Badan Narkotika Nasional Kabupaten Banyumas menemukan peredaran minuman oplosan yang disebut ”kunyit” dalam sejumlah razia di rumah kos.
Oleh
WILIBRORDUS MEGANDIKA WICAKSONO
·3 menit baca
PURWOKERTO, KOMPAS — Badan Narkotika Nasional Kabupaten Banyumas menemukan peredaran minuman oplosan yang disebut ”kunyit” dalam sejumlah razia di rumah kos. Minuman oplosan tersebut memiliki efek seperti mengonsumsi narkotika jenis sabu. Masyarakat diimbau waspada terhadap peredarannya.
”Salah satu efek yang dirasakannya mirip-mirip seperti sabu karena kandungannya ada yang bersifat penguat atau stimulan. Kalau nelayan bisa berlayar semalaman tanpa capek-capek, kalau bekerja di tempat hiburan, semalaman bisa fit,” kata Kepala Badan Narkotika Nasional(BNN) Kabupaten Banyumas Agus Untoro, Jumat (27/12/2019), di Purwokerto, Banyumas, Jawa Tengah.
Salah satu efek yang dirasakannya mirip-mirip seperti sabu karena kandungannya ada yang bersifat penguat atau stimulan.
Agus menyampaikan, minuman oplosan ini ditemukan tatkala BNN menggelar razia kepada sejumlah pemandu lagu di rumah kos di Purwokerto. Ada tiga pemandu lagu yang urinenya terindikasi positif mengandung methamphetamine atau sabu. Setelah ditelusuri, mereka tidak mengonsumsi sabu, tetapi minum ”kunyit”, minuman oplosan yang didapat dari tamu mereka dan dikemas dalam botol minuman berenergi. ”Dari informasi yang didapatkan, harga per botol ”kunyit” ukuran 150 mililiter Rp 250.000,” ujar Agus.
Atas temuan itu, BNN Banyumas kemudian mengirimkan sampel minuman ”kunyit” ke Laboratorium Forensik Polda Jateng. Dari hasil laboratorium, ”kunyit” mengandung pseudoephedrine, guaifenesin, acetaminophen, caffeine, chlorpheniramine, dan dextromethorphan. ”Berdasarkan Lampiran Undang-Undang Nomor 35 Tahun 2009, pseudoephedrine termasuk dalam kategori prekusor narkotika atau bahan pembuatan narkotika,” kata Agus.
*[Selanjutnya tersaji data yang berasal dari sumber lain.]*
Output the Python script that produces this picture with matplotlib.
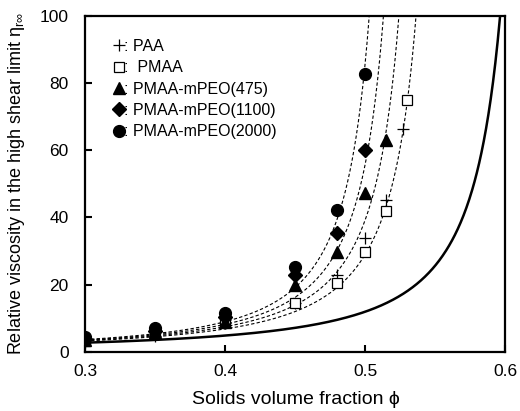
import numpy as np
import matplotlib
matplotlib.use("Agg")
import matplotlib.pyplot as plt

plt.rcParams['font.family'] = ['Liberation Sans', 'DejaVu Sans']

# ---- data ----
phi_paa = [0.30, 0.35, 0.40, 0.45, 0.48, 0.50, 0.515, 0.527]
eta_paa = [3.0, 4.8, 8.5, 14.7, 22.9, 33.8, 45.2, 66.3]

phi_pmaa = [0.30, 0.35, 0.40, 0.45, 0.48, 0.50, 0.515, 0.53]
eta_pmaa = [3.2, 5.5, 9.3, 14.6, 20.4, 29.7, 42.0, 75.0]

phi_475 = [0.30, 0.35, 0.40, 0.45, 0.48, 0.50, 0.515]
eta_475 = [3.6, 5.8, 9.0, 20.0, 29.7, 47.4, 63.1]

phi_1100 = [0.30, 0.35, 0.40, 0.45, 0.48, 0.50]
eta_1100 = [4.0, 6.3, 10.3, 22.9, 35.3, 60.1]

phi_2000 = [0.30, 0.35, 0.40, 0.45, 0.48, 0.50]
eta_2000 = [4.6, 7.0, 11.5, 25.4, 42.3, 82.7]

labels = [": PAA", ":  PMAA", ": PMAA-mPEO(475)", ": PMAA-mPEO(1100)", ": PMAA-mPEO(2000)"]

# Krieger-Dougherty model parameters
phi_max = 0.63
intrinsic = 2.5
# effective-volume shift factors of the dashed fit curves
shift_factors = [1.112, 1.138, 1.1625, 1.186]

x_ticks = [0.3, 0.4, 0.5, 0.6]
y_ticks = [0, 20, 40, 60, 80, 100]


def kd(phi_eff):
    return (1 - phi_eff / phi_max) ** (-intrinsic * phi_max)


fig = plt.figure(figsize=(5.2, 4.11), dpi=100)
ax = fig.add_axes([0.1644, 0.1436, 0.9721 - 0.1644, 0.9618 - 0.1436])

# solid hard-sphere curve
xs = np.linspace(0.3, 0.6299, 800)
ax.plot(xs, kd(xs), color='black', lw=1.8, zorder=2)

# dashed fit curves
for s in shift_factors:
    xd = np.linspace(0.3, phi_max / s - 1e-5, 600)
    ax.plot(xd, kd(xd * s), color='black', lw=0.8, dashes=(3, 2), zorder=2)

h1, = ax.plot(phi_paa, eta_paa, ls='none', marker='+', ms=9, mew=0.9, color='black', label=labels[0], zorder=3)
h2, = ax.plot(phi_pmaa, eta_pmaa, ls='none', marker='s', ms=6.5, mew=0.9, mfc='white', mec='black', label=labels[1], zorder=3)
h3, = ax.plot(phi_475, eta_475, ls='none', marker='^', ms=8, color='black', label=labels[2], zorder=3)
h4, = ax.plot(phi_1100, eta_1100, ls='none', marker='D', ms=7.3, color='black', label=labels[3], zorder=3)
h5, = ax.plot(phi_2000, eta_2000, ls='none', marker='o', ms=8.5, color='black', label=labels[4], zorder=3)

leg = ax.legend(handles=[h1, h2, h3, h4, h5], loc='upper left', frameon=False,
                handlelength=0.6, handletextpad=0.0, labelspacing=0.40,
                borderaxespad=0.0, bbox_to_anchor=(0.053, 0.95), fontsize=11.5)

ax.set_xlim(0.3, 0.6)
ax.set_ylim(0, 100)
ax.set_xticks(x_ticks)
ax.set_xticklabels([f"{v:.1f}" for v in x_ticks])
ax.set_yticks(y_ticks)
ax.tick_params(direction='in', length=5, width=1.5, labelsize=12.5, top=False, right=False)
ax.tick_params(axis='x', pad=9)
ax.tick_params(axis='y', pad=12)
for sp in ax.spines.values():
    sp.set_linewidth(1.6)

ax.set_xlabel("Solids volume fraction \u03d5", fontsize=14, labelpad=8)
ax.set_ylabel("Relative viscosity in the high shear limit $\\mathregular{\\eta_{r\\infty}}$", fontsize=13, labelpad=9)

fig.savefig("out.png", dpi=100)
Agus menyebutkan, temuan tersebut akan dilaporkan ke Direktorat Preskursor Deputi Pemberantasan BNN untuk pengembangan lebih lanjut. Nama kunyit memiliki konotasi minuman herbal atau jamu, tetapi minuman oplosan ini bukanlah jamu. ”Masyarakat Banyumas yang mengonsumsi dan memproduksi minuman ’kunyit’ agar segera menghentikan karena risiko kesehatan dan dampak hukum yang mungkin dapat ditimbulkan dari konsumsi minuman ini,” katanya.
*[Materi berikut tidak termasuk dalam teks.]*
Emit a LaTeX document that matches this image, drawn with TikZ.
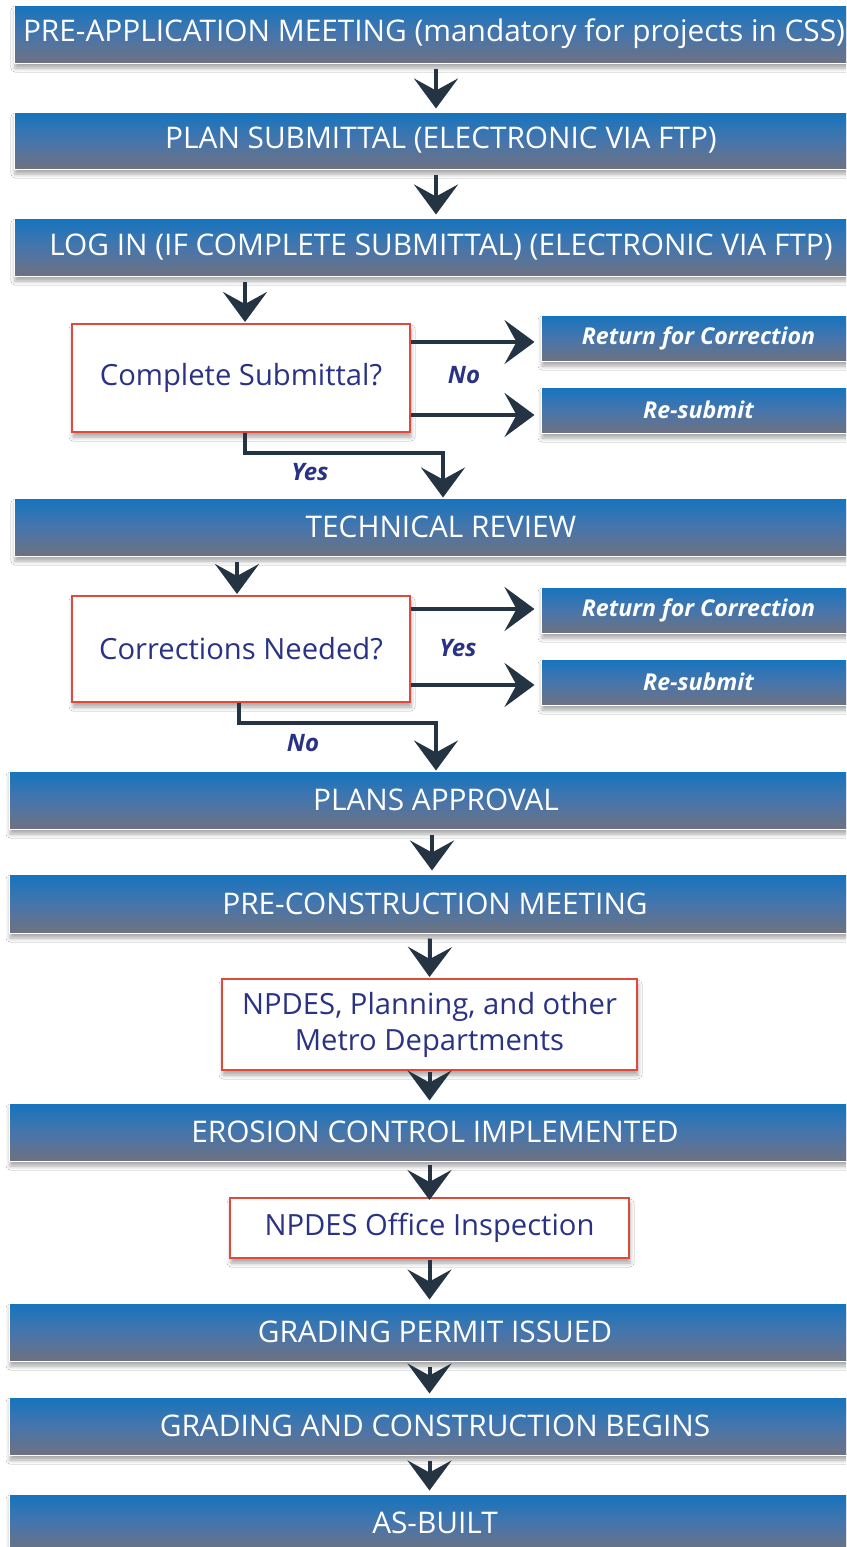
\documentclass[tikz,border=0pt]{standalone}
\usepackage{fontspec}
\setmainfont{Open Sans}
\usetikzlibrary{arrows.meta,shadows.blur,calc}
\definecolor{bantop}{RGB}{20,116,190}
\definecolor{banmid}{RGB}{70,117,172}
\definecolor{banbot}{RGB}{110,114,128}
\definecolor{navy}{RGB}{42,50,132}
\definecolor{boxred}{RGB}{224,74,60}
\definecolor{arrowc}{RGB}{37,52,66}
\newcommand\bannerfont{\fontsize{29.8}{34}\selectfont}
\newcommand\smallbanfont{\fontsize{23.2}{27}\selectfont\bfseries\itshape}
\newcommand\decfont{\fontsize{29.2}{36}\selectfont}
\newcommand\lblfont{\fontsize{24}{28}\selectfont\bfseries\itshape}
\begin{document}
\begin{tikzpicture}[x=1pt,y=-1pt,
  shadowed/.style={blur shadow={shadow xshift=1pt, shadow yshift=-5pt, shadow blur radius=4pt, shadow opacity=35}},
  banner/.style={shadowed, inner sep=0pt, top color=bantop, bottom color=banbot, middle color=banmid,
    draw=white, line width=1pt, text=white, font=\bannerfont},
  smallban/.style={banner, font=\smallbanfont, minimum width=315pt, minimum height=46pt},
  decbox/.style={shadowed, inner sep=0pt, fill=white, draw=boxred, line width=2pt, text=navy, font=\decfont, align=center},
  lbl/.style={text=navy, font=\lblfont, inner sep=0pt},
  arr/.style={draw=arrowc, line width=4pt, -{Stealth[length=30pt,width=44pt,inset=12pt]}},
]
\useasboundingbox (0,0) rectangle (846,1547);
\clip (0,0) rectangle (846,1547);
\fill[white] (0,0) rectangle (846,1547);

% banners
\node[banner, minimum width=840pt, minimum height=58pt] (b1) at (434,34) {PRE-APPLICATION MEETING (mandatory for projects in CSS)};
\node[banner, minimum width=854pt, minimum height=57pt] (b2) at (441,140.5) {PLAN SUBMITTAL (ELECTRONIC VIA FTP)};
\node[banner, minimum width=854pt, minimum height=58pt] (b3) at (441,247) {LOG IN (IF COMPLETE SUBMITTAL) (ELECTRONIC VIA FTP)};
\node[banner, minimum width=854pt, minimum height=58pt] (tr) at (441,527) {TECHNICAL REVIEW};
\node[banner, minimum width=854pt, minimum height=58pt] (pa) at (436,800) {PLANS APPROVAL};
\node[banner, minimum width=852pt, minimum height=59pt] (pc) at (435,903.5) {PRE-CONSTRUCTION MEETING};
\node[banner, minimum width=852pt, minimum height=58pt] (ec) at (435,1132) {EROSION CONTROL IMPLEMENTED};
\node[banner, minimum width=852pt, minimum height=58pt] (gp) at (435,1332) {GRADING PERMIT ISSUED};
\node[banner, minimum width=852pt, minimum height=58pt] (gc) at (435,1426) {GRADING AND CONSTRUCTION BEGINS};
\node[banner, minimum width=852pt, minimum height=58pt] (ab) at (435,1523) {AS-BUILT};

% decisions
\node[decbox, minimum width=338pt, minimum height=108pt] (d1) at (241,378) {Complete Submittal?};
\node[decbox, minimum width=338pt, minimum height=106pt] (d2) at (241,649) {Corrections Needed?};
\node[decbox, minimum width=415pt, minimum height=91pt] (np) at (429.5,1024.5) {NPDES, Planning, and other\\Metro Departments};
\node[decbox, minimum width=399pt, minimum height=60pt] (oi) at (429.5,1228) {NPDES Office Inspection};

% side boxes
\node[smallban] (r1) at (698.5,338) {Return for Correction};
\node[smallban] (s1) at (698.5,410) {Re-submit};
\node[smallban] (r2) at (698.5,610) {Return for Correction};
\node[smallban] (s2) at (698.5,682) {Re-submit};

% labels
\node[lbl] (no1) at (464,375) {No};
\node[lbl] (yes1) at (310,472) {Yes};
\node[lbl] (yes2) at (458,648) {Yes};
\node[lbl] (no2) at (303,743) {No};

% connectors
\draw[arr] ([xshift=2pt,yshift=-5pt]b1.south) -- ([xshift=-5pt,yshift=3pt]b2.north);
\draw[arr] ([xshift=-5pt,yshift=-5pt]b2.south) -- ([xshift=-5pt,yshift=3pt]b3.north);
\draw[arr] ([xshift=-196pt,yshift=-5pt]b3.south) -- ([xshift=4pt,yshift=1pt]d1.north);

\coordinate (d1a) at ([yshift=36pt]d1.east);
\coordinate (d1b) at ([yshift=-37pt]d1.east);
\draw[arr, shorten >=6pt] (d1a) -- (d1a -| r1.west);
\draw[arr, shorten >=6pt] (d1b) -- (d1b -| s1.west);
\coordinate (y1) at (443,453);
\draw[arr] ([xshift=4pt]d1.south) |- (y1) -- (y1 |- tr.north);

\draw[arr] ([xshift=-204pt,yshift=-5pt]tr.south) -- ([xshift=-4pt,yshift=1pt]d2.north);
\coordinate (d2a) at ([yshift=40pt]d2.east);
\coordinate (d2b) at ([yshift=-36pt]d2.east);
\draw[arr, shorten >=6pt] (d2a) -- (d2a -| r2.west);
\draw[arr, shorten >=6pt] (d2b) -- (d2b -| s2.west);
\coordinate (n2) at (436,723);
\draw[arr] ([xshift=-2pt]d2.south) |- (n2) -- (n2 |- pa.north);

\draw[arr] ([xshift=-4pt,yshift=-5pt]pa.south) -- ([xshift=-3pt,yshift=3pt]pc.north);
\draw[arr] ([xshift=-5pt,yshift=-5pt]pc.south) -- ([xshift=0pt,yshift=1pt]np.north);
\draw[arr] ([yshift=-1pt]np.south) -- ([xshift=-5.5pt,yshift=2pt]ec.north);
\draw[arr] ([xshift=-5.5pt,yshift=-3pt]ec.south) -- ([yshift=-3pt]oi.north);
\draw[arr] ([yshift=-1pt]oi.south) -- ([xshift=-5.5pt,yshift=3pt]gp.north);
\draw[arr] ([xshift=-5.5pt,yshift=-5pt]gp.south) -- ([xshift=-5.5pt,yshift=3pt]gc.north);
\draw[arr] ([xshift=-5.5pt,yshift=-5pt]gc.south) -- ([xshift=-5.5pt,yshift=3pt]ab.north);
\end{tikzpicture}
\end{document}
Dokter Wily Gusta Fianto, dokter umum di Klinik Adiksia Medika BNN Banyumas, mengatakan, dalam ilmu kedokteran, pseudoephedrine biasa disebut obat flu dan banyak dijual bebas. ”Namun, ini sering disalahgunakan sebagai obat atau precursor untuk membuat sabu sintetis. Ini bisa untuk membuat methamphetamine. Efeknya akan muncul happy, bahagia, dan kecanduan,” kata Wily.
Kepala Seksi Pencegahan dan Pemberdayaan Masyarakat BNN Banyumas Wicky Sri Erlangga menambahkan, selain ditemukan di tiga pemandu lagu, minuman ”kunyit” juga ditemukan pada dua rekan tersangka pengedar sabu di Banyumas. ”Minuman ini diproduksi perorangan,” ucap Wicky. Selain di Banyumas, peredarannya juga sudah mencapai wilayah kabupaten tetangga, yaitu Purbalingga.
Wicky juga menyampaikan, pada 2019 ini BNN Banyumas merehabilitasi 174 orang. Dari jumlah itu, 118 orang adalah pelajar dengan rentang usia 12-18 tahun. Sebagian besar dari pelajar tersebut mengonsumsi obat keras, seperti alprazolam dan dextroamphetamine. ”Dulu anak-anak muda mabuk pakai minuman keras. Sekarang mereka tidak mau karena bau, panas, dan pahit. Sekarang mereka mencari yang lebih mudah, cari di warung ada. Ini dijual legal, mereka tidak merasa ini melanggar hukum, dan harganya relatif murah, terjangkau kantong mereka,” ucapnya.